The existence of inhabitants at the site of Essoyes on the Ource river can be traced as far back as the time of the Celts. Written evidence of the village first appeared in the ninth century. Molesme Abbey exerted a strong influence over Essoyes, as the town was solidly situated between Molesme and Clairvaux. The town was held under the proprietorship of the Sommievre family until the French Revolution.

At the center of the town once stood the ancient church of Saint-Remi, among the most remarkable Romanesque buildings in the Aube. The church was destroyed in 1855, and the current church was consecrated in 1865. Of particular note are the church's stained glass windows and organ, given by the Heriot family. The church's organ is classified as a historic monument.

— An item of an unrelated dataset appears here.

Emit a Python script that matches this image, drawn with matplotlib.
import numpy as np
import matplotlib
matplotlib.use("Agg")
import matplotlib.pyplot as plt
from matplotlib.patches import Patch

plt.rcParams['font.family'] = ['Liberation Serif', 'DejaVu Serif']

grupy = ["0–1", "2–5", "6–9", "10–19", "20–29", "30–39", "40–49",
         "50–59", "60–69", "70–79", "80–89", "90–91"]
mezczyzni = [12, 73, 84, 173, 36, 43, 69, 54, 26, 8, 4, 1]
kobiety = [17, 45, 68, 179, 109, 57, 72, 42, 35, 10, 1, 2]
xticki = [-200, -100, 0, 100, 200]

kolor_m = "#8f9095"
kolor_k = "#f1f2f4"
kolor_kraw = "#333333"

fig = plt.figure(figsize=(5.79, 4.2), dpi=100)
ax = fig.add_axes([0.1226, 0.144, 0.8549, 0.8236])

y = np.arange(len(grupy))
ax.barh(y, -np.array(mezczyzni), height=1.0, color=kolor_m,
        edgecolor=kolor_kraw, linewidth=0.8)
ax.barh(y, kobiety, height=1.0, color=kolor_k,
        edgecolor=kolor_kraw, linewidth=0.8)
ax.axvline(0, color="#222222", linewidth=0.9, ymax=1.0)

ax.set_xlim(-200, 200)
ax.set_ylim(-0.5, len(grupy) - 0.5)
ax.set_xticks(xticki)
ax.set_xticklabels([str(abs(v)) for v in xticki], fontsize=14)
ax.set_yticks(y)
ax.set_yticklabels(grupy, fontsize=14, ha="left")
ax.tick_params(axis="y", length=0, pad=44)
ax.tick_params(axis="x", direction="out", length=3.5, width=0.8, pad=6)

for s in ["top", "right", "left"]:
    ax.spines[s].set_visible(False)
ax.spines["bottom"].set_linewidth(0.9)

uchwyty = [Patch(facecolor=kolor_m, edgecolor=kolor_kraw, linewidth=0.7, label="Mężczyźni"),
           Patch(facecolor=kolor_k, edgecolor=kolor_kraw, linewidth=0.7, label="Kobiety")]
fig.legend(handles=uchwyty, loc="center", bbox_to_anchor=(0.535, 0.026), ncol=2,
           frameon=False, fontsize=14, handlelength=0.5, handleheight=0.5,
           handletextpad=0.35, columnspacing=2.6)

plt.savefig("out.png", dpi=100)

Many windmills are found along the Ource. In the mid seventeenth century, paper-making was a major industry in the area, and production continued until the end of the eighteenth century.

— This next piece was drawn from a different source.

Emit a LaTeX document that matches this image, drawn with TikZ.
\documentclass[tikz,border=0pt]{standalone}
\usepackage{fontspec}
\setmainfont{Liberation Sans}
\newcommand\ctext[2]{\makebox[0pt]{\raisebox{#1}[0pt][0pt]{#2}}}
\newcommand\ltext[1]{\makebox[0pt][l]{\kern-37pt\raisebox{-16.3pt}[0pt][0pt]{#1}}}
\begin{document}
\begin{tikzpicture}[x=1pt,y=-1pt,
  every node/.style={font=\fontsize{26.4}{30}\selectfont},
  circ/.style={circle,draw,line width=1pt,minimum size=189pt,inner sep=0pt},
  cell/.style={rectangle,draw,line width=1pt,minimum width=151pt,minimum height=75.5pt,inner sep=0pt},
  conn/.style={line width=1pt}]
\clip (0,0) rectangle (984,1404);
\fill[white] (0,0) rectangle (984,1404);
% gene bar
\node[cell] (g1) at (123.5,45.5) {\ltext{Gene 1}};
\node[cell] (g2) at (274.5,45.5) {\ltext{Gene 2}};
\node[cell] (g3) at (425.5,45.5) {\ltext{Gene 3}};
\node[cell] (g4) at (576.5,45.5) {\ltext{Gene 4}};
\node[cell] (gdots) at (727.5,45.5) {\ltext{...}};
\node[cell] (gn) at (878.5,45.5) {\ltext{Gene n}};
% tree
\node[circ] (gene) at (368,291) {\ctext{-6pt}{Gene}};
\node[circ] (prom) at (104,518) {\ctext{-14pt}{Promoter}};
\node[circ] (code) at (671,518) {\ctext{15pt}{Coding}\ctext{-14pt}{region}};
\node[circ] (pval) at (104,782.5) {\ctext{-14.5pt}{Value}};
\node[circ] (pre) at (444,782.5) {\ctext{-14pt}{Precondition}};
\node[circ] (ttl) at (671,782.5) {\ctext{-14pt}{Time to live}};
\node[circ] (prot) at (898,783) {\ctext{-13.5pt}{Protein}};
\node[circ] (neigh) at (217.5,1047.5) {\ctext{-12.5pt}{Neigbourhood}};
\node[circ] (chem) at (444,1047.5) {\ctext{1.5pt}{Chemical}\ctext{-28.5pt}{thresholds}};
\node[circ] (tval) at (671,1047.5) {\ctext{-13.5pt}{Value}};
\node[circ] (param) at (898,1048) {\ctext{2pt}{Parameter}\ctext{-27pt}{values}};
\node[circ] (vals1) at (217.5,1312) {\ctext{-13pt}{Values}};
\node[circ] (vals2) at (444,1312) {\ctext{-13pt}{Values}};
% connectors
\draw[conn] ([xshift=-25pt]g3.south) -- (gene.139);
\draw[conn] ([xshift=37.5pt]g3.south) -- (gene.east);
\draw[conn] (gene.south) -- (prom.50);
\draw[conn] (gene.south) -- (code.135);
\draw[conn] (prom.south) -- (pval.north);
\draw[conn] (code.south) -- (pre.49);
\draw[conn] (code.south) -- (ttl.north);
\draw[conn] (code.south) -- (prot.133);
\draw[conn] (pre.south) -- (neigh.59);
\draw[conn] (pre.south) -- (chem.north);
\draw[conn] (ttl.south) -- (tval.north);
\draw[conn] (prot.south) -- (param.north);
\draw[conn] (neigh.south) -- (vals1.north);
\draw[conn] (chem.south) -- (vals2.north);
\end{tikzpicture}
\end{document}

On 12 March 1763, Essoyes was ravaged by a fire. At the time, most houses were built of wood, with thatched roofs, and only the few homes constructed of stone were spared.

Only once in its history has Essoyes experienced a division. In 1894, the town of Troyes took over the property of Servigny as it offered the town a much needed source of water. Servigny has an eleventh-century edifice that served as a chapel dedicated to Saint Bernard. Today the chapel is a historic monument. Saint Bernard, the founder of Clairvaux Abbey, liked to take time to rest in this area between Molesme and Clairvaux.

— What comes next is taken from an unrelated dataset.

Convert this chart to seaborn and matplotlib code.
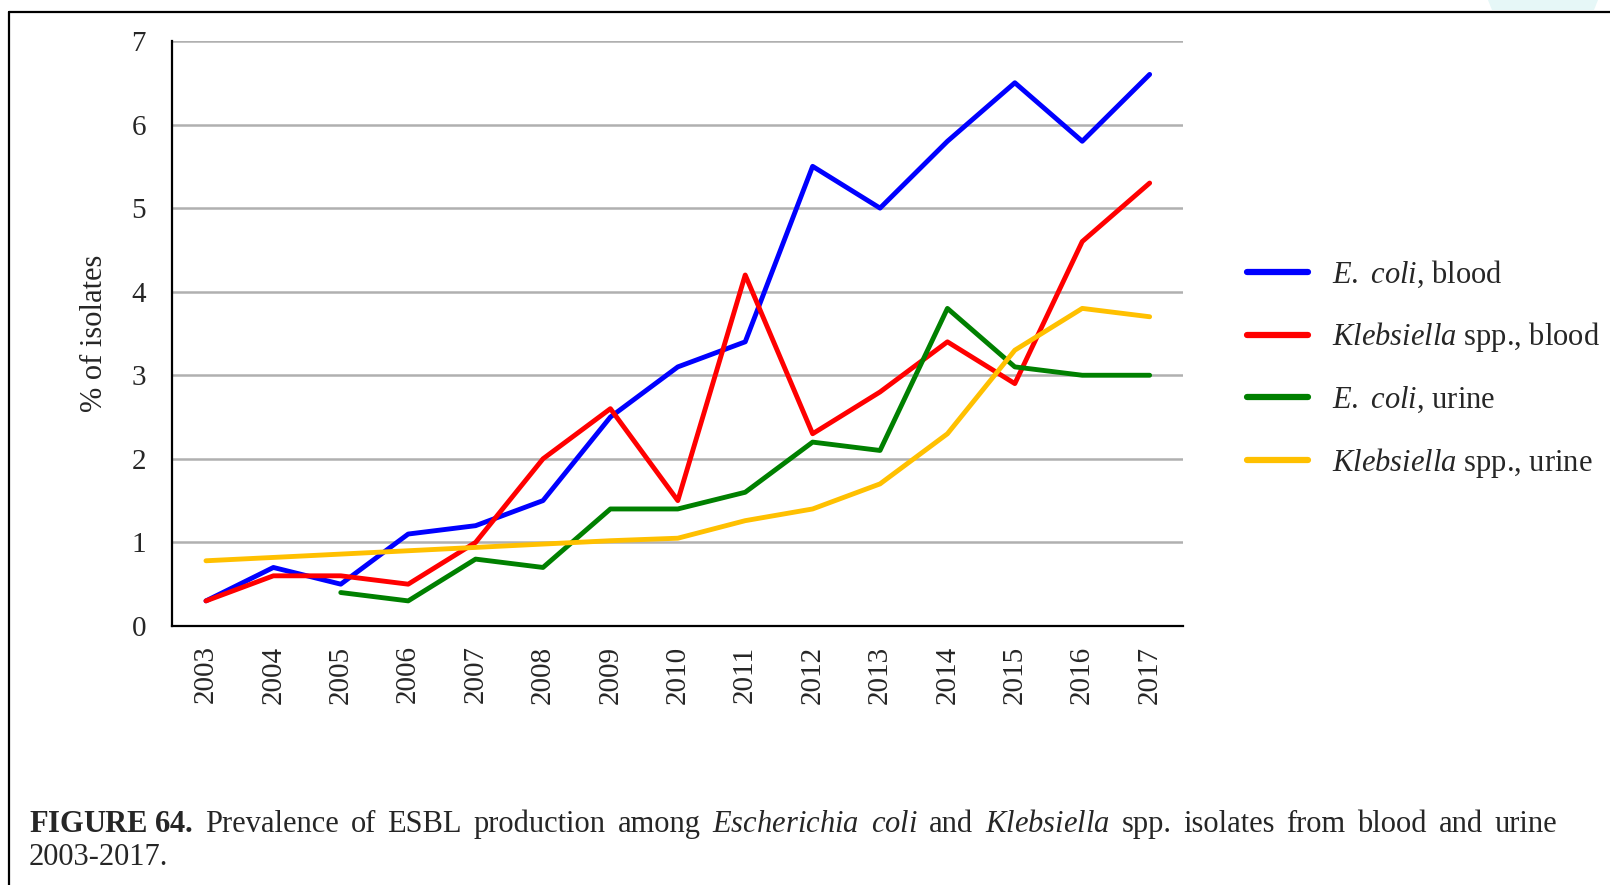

The French Revolution saw Essoyes classified within the district of Bar-sur-Seine. From the seventh century until 1926, the town was a part of the ancient arrondissement of Bar-sur-Seine. In 1926, Essoyes became a part of the arrondissement of Troyes.

The old château, bought and expanded by Olympe Heriot at the end of the nineteenth century, was bought back by the town in 1936. A school was set up in the left wing of the building, and the tax office in the right wing.

The Darras school, which came about as a private establishment at the beginning of the twentieth century, was later transformed into the rectory in the 1920s. Since September 2001, the building has acted as the town's library and community center.

==Sights==
- The Maison de la Vigne, located in the château stables and constructed between 1890 and 1892 by Olympe Heriot
- The workshop of Pierre-Auguste Renoir, constructed in 1905 in the garden of his family home on rue de l'Extra
- The cemetery, where the tomb of Renoir, his son Jean Renoir, and Auguste Heriot can be found

==Personalities==
- Auguste Heriot (1826–1879), co-founder of the Grands Magasins du Louvre
- Olympe Heriot (1833–1899), brother of Auguste Heriot, director of the Grands Magasins du Louvre and founder of the Orphelinat-Ecole Heriot
- Pierre-Auguste Renoir (1841-1919), French artist who was a leading painter in the development of the Impressionist style.